----- Dataset content -----

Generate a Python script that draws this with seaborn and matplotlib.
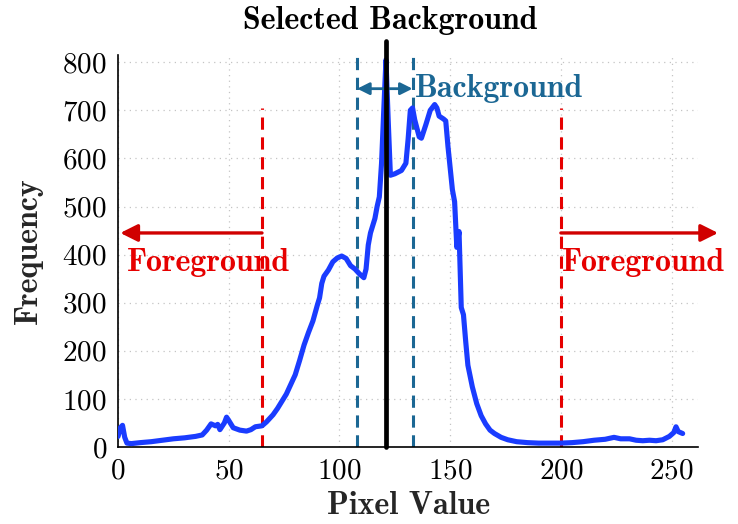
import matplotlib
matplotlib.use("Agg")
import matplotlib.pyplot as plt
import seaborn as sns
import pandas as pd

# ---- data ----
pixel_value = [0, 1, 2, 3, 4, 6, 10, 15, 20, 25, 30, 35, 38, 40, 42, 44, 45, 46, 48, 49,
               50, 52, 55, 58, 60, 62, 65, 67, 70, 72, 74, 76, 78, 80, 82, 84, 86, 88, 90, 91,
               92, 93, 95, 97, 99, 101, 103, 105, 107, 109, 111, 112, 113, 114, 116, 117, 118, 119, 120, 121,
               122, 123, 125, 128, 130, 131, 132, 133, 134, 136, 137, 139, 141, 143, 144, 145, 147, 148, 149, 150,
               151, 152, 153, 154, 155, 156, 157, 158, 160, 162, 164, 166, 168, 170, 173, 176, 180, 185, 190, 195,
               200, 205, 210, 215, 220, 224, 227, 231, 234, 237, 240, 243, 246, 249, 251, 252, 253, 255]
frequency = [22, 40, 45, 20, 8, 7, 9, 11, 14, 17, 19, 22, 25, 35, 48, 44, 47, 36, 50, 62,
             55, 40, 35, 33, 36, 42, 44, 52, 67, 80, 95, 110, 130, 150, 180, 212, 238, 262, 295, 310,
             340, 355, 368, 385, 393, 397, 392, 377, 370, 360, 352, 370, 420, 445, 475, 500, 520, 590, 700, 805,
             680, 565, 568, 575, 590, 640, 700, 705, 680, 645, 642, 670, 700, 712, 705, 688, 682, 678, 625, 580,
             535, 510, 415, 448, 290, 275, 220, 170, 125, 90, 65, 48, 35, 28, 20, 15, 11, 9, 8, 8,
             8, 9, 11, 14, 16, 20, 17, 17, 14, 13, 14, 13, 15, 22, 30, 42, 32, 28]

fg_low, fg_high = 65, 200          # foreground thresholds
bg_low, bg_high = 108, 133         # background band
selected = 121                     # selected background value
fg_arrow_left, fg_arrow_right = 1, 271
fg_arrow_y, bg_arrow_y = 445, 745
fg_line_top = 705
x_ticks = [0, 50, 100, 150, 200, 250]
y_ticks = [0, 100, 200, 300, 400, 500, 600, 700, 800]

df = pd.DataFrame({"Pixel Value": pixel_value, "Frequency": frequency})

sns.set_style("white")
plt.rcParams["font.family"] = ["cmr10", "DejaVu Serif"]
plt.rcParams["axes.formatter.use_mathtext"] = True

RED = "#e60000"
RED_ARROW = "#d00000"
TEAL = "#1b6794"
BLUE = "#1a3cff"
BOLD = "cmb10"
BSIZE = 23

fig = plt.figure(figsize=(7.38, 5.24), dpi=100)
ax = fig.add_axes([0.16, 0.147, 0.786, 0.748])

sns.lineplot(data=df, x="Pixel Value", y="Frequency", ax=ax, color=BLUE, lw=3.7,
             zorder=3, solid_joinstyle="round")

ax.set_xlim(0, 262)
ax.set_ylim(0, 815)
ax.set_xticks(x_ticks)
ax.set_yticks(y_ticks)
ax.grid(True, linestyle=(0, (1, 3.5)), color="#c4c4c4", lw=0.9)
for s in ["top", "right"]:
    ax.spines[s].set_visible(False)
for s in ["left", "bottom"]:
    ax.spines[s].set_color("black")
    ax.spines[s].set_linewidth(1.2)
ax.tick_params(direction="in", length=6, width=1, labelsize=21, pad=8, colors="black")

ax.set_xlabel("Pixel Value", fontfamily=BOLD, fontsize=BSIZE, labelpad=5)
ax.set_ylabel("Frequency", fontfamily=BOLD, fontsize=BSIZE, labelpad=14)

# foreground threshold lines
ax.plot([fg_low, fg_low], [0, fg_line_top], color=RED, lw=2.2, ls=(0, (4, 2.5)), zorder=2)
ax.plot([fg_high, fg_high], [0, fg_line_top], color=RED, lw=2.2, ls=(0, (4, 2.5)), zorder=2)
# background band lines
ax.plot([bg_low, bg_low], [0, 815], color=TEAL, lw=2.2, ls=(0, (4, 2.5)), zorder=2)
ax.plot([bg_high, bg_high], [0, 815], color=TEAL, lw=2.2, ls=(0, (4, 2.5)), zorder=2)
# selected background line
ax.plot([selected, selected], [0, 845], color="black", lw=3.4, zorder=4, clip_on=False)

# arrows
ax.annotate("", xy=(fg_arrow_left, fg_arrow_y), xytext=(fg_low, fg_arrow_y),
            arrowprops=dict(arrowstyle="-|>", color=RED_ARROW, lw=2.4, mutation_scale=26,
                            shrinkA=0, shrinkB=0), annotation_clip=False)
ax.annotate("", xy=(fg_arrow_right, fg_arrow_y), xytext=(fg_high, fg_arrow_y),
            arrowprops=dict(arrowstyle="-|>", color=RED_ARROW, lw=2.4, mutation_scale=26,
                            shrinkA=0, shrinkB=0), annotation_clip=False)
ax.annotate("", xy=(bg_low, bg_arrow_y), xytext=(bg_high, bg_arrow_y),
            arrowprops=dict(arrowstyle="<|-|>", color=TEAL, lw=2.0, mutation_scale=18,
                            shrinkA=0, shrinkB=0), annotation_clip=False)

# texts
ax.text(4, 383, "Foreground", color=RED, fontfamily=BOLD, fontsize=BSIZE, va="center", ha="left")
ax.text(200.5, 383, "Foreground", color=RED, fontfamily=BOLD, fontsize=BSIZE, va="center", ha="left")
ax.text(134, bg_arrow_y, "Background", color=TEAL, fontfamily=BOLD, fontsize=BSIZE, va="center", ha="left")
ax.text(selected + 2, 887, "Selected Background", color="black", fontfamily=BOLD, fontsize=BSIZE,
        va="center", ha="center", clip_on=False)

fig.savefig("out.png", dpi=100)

-----

- _Description of the task_
All of the data needs repeating exactly, but the pictures do not.

- _Answer below_
Generate a Python script that draws this with seaborn and matplotlib.
import matplotlib
matplotlib.use("Agg")
import matplotlib.pyplot as plt
import seaborn as sns
import pandas as pd

# ---- data ----
pixel_value = [0, 1, 2, 3, 4, 6, 10, 15, 20, 25, 30, 35, 38, 40, 42, 44, 45, 46, 48, 49,
               50, 52, 55, 58, 60, 62, 65, 67, 70, 72, 74, 76, 78, 80, 82, 84, 86, 88, 90, 91,
               92, 93, 95, 97, 99, 101, 103, 105, 107, 109, 111, 112, 113, 114, 116, 117, 118, 119, 120, 121,
               122, 123, 125, 128, 130, 131, 132, 133, 134, 136, 137, 139, 141, 143, 144, 145, 147, 148, 149, 150,
               151, 152, 153, 154, 155, 156, 157, 158, 160, 162, 164, 166, 168, 170, 173, 176, 180, 185, 190, 195,
               200, 205, 210, 215, 220, 224, 227, 231, 234, 237, 240, 243, 246, 249, 251, 252, 253, 255]
frequency = [22, 40, 45, 20, 8, 7, 9, 11, 14, 17, 19, 22, 25, 35, 48, 44, 47, 36, 50, 62,
             55, 40, 35, 33, 36, 42, 44, 52, 67, 80, 95, 110, 130, 150, 180, 212, 238, 262, 295, 310,
             340, 355, 368, 385, 393, 397, 392, 377, 370, 360, 352, 370, 420, 445, 475, 500, 520, 590, 700, 805,
             680, 565, 568, 575, 590, 640, 700, 705, 680, 645, 642, 670, 700, 712, 705, 688, 682, 678, 625, 580,
             535, 510, 415, 448, 290, 275, 220, 170, 125, 90, 65, 48, 35, 28, 20, 15, 11, 9, 8, 8,
             8, 9, 11, 14, 16, 20, 17, 17, 14, 13, 14, 13, 15, 22, 30, 42, 32, 28]

fg_low, fg_high = 65, 200          # foreground thresholds
bg_low, bg_high = 108, 133         # background band
selected = 121                     # selected background value
fg_arrow_left, fg_arrow_right = 1, 271
fg_arrow_y, bg_arrow_y = 445, 745
fg_line_top = 705
x_ticks = [0, 50, 100, 150, 200, 250]
y_ticks = [0, 100, 200, 300, 400, 500, 600, 700, 800]

df = pd.DataFrame({"Pixel Value": pixel_value, "Frequency": frequency})

sns.set_style("white")
plt.rcParams["font.family"] = ["cmr10", "DejaVu Serif"]
plt.rcParams["axes.formatter.use_mathtext"] = True

RED = "#e60000"
RED_ARROW = "#d00000"
TEAL = "#1b6794"
BLUE = "#1a3cff"
BOLD = "cmb10"
BSIZE = 23

fig = plt.figure(figsize=(7.38, 5.24), dpi=100)
ax = fig.add_axes([0.16, 0.147, 0.786, 0.748])

sns.lineplot(data=df, x="Pixel Value", y="Frequency", ax=ax, color=BLUE, lw=3.7,
             zorder=3, solid_joinstyle="round")

ax.set_xlim(0, 262)
ax.set_ylim(0, 815)
ax.set_xticks(x_ticks)
ax.set_yticks(y_ticks)
ax.grid(True, linestyle=(0, (1, 3.5)), color="#c4c4c4", lw=0.9)
for s in ["top", "right"]:
    ax.spines[s].set_visible(False)
for s in ["left", "bottom"]:
    ax.spines[s].set_color("black")
    ax.spines[s].set_linewidth(1.2)
ax.tick_params(direction="in", length=6, width=1, labelsize=21, pad=8, colors="black")

ax.set_xlabel("Pixel Value", fontfamily=BOLD, fontsize=BSIZE, labelpad=5)
ax.set_ylabel("Frequency", fontfamily=BOLD, fontsize=BSIZE, labelpad=14)

# foreground threshold lines
ax.plot([fg_low, fg_low], [0, fg_line_top], color=RED, lw=2.2, ls=(0, (4, 2.5)), zorder=2)
ax.plot([fg_high, fg_high], [0, fg_line_top], color=RED, lw=2.2, ls=(0, (4, 2.5)), zorder=2)
# background band lines
ax.plot([bg_low, bg_low], [0, 815], color=TEAL, lw=2.2, ls=(0, (4, 2.5)), zorder=2)
ax.plot([bg_high, bg_high], [0, 815], color=TEAL, lw=2.2, ls=(0, (4, 2.5)), zorder=2)
# selected background line
ax.plot([selected, selected], [0, 845], color="black", lw=3.4, zorder=4, clip_on=False)

# arrows
ax.annotate("", xy=(fg_arrow_left, fg_arrow_y), xytext=(fg_low, fg_arrow_y),
            arrowprops=dict(arrowstyle="-|>", color=RED_ARROW, lw=2.4, mutation_scale=26,
                            shrinkA=0, shrinkB=0), annotation_clip=False)
ax.annotate("", xy=(fg_arrow_right, fg_arrow_y), xytext=(fg_high, fg_arrow_y),
            arrowprops=dict(arrowstyle="-|>", color=RED_ARROW, lw=2.4, mutation_scale=26,
                            shrinkA=0, shrinkB=0), annotation_clip=False)
ax.annotate("", xy=(bg_low, bg_arrow_y), xytext=(bg_high, bg_arrow_y),
            arrowprops=dict(arrowstyle="<|-|>", color=TEAL, lw=2.0, mutation_scale=18,
                            shrinkA=0, shrinkB=0), annotation_clip=False)

# texts
ax.text(4, 383, "Foreground", color=RED, fontfamily=BOLD, fontsize=BSIZE, va="center", ha="left")
ax.text(200.5, 383, "Foreground", color=RED, fontfamily=BOLD, fontsize=BSIZE, va="center", ha="left")
ax.text(134, bg_arrow_y, "Background", color=TEAL, fontfamily=BOLD, fontsize=BSIZE, va="center", ha="left")
ax.text(selected + 2, 887, "Selected Background", color="black", fontfamily=BOLD, fontsize=BSIZE,
        va="center", ha="center", clip_on=False)

fig.savefig("out.png", dpi=100)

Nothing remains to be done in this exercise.